The Justice Crew are transparently obviously supposed to appeal to teenage girls - after all, they do take their shirts off towards the end of their video clip to reveal their lithe dancer bodies. I would be shocked if they didn't lip-sync live. They're famous for dancing, not their emotional singing. Their fans are going to see them dance. Nobody at the concert will particularly care if they sing live so long as they're taking their shirts off at some point, while dancing up a storm. In fact, I wouldn't at all be surprised if it turned out that none of the Justice Crew actually even sing on this recording. After all, the singers who are on 'Boom Boom' have noticeably American accents, using American hip-hop idiom; when they sing 'party', the singers pronounce the 'r' like an American would. This could well be because it actually is an American singing the song instead of the Australians and New Zealanders who make up the Justice Crew. Are Justice Crew the modern Australian Milli Vanilli? Perhaps (though Auto-Tune these days can work wonders, and it's certainly not impossible that there are members of the Justice Crew that can actually sing...).

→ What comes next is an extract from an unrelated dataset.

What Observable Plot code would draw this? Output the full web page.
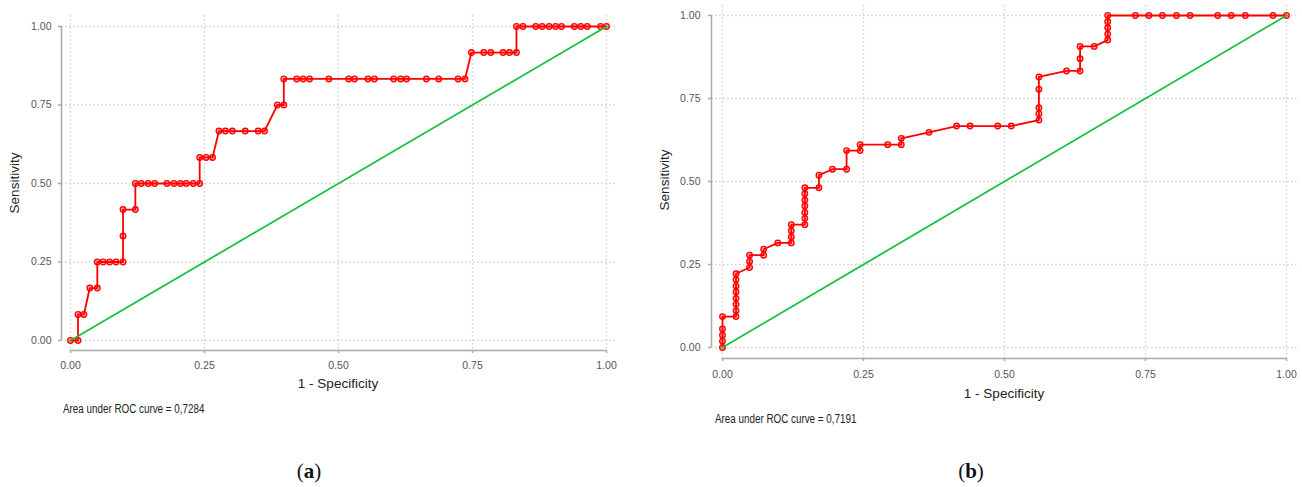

(from my Number Ones post on the song from August 2012)
6. Nicki Minaj - 'Starships'
'Starships' sounds like Minaj and her collaborators (including part of the team who wrote 'What Makes You Beautiful, and RedOne who produced most of Lady Gaga's hits) were trying to jam in echoes of as many chart-toppers as humanly possible. There's the guitar intro reminiscent of 'Raise Your Glass' that starts the song. When Minaj starts singing, she reminds you of Taio Cruz's 'Dynamite', the way it repeats repeats repeats random words from the lyrics lyrics lyrics for no reason reason reason except that it sounds right right right. Once the first chorus comes in - "I'm on the floor, floor..." - the music sounds a bit like 'California Gurls' by Katy Perry. The big hooky second chorus - "starships are meant to fly.." - has the aspirational things-in-the-sky-are-awesome message of Katy Perry's 'Firework', a musical backing reminiscent of Flo Rida collaborating with David Guetta, and echoes of 'We Found Love' by Rihanna. And then there's the section after she sings the line "higher than a motherfucker", where it suddenly sounds like something will.i.am or RedFoo have had their grimy hands all over. When the second verse starts, Minaj's raps are at times reminiscent of Ke$ha on, say, 'Die Young'. And the sheer oddness of Minaj's vocals itself - the way she sounds reasonably unhinged - is part of the sound of commercial pop music now, thanks to 2011's 'Super Bass'. In a funny kind of way, 'Starships' sounds a lot like DJ Earworm's 'United States Of Pop 2012', where Earworm - like Minaj, you suspect - is deliberately trying to mash up as many recent chart hits as he can into the one song.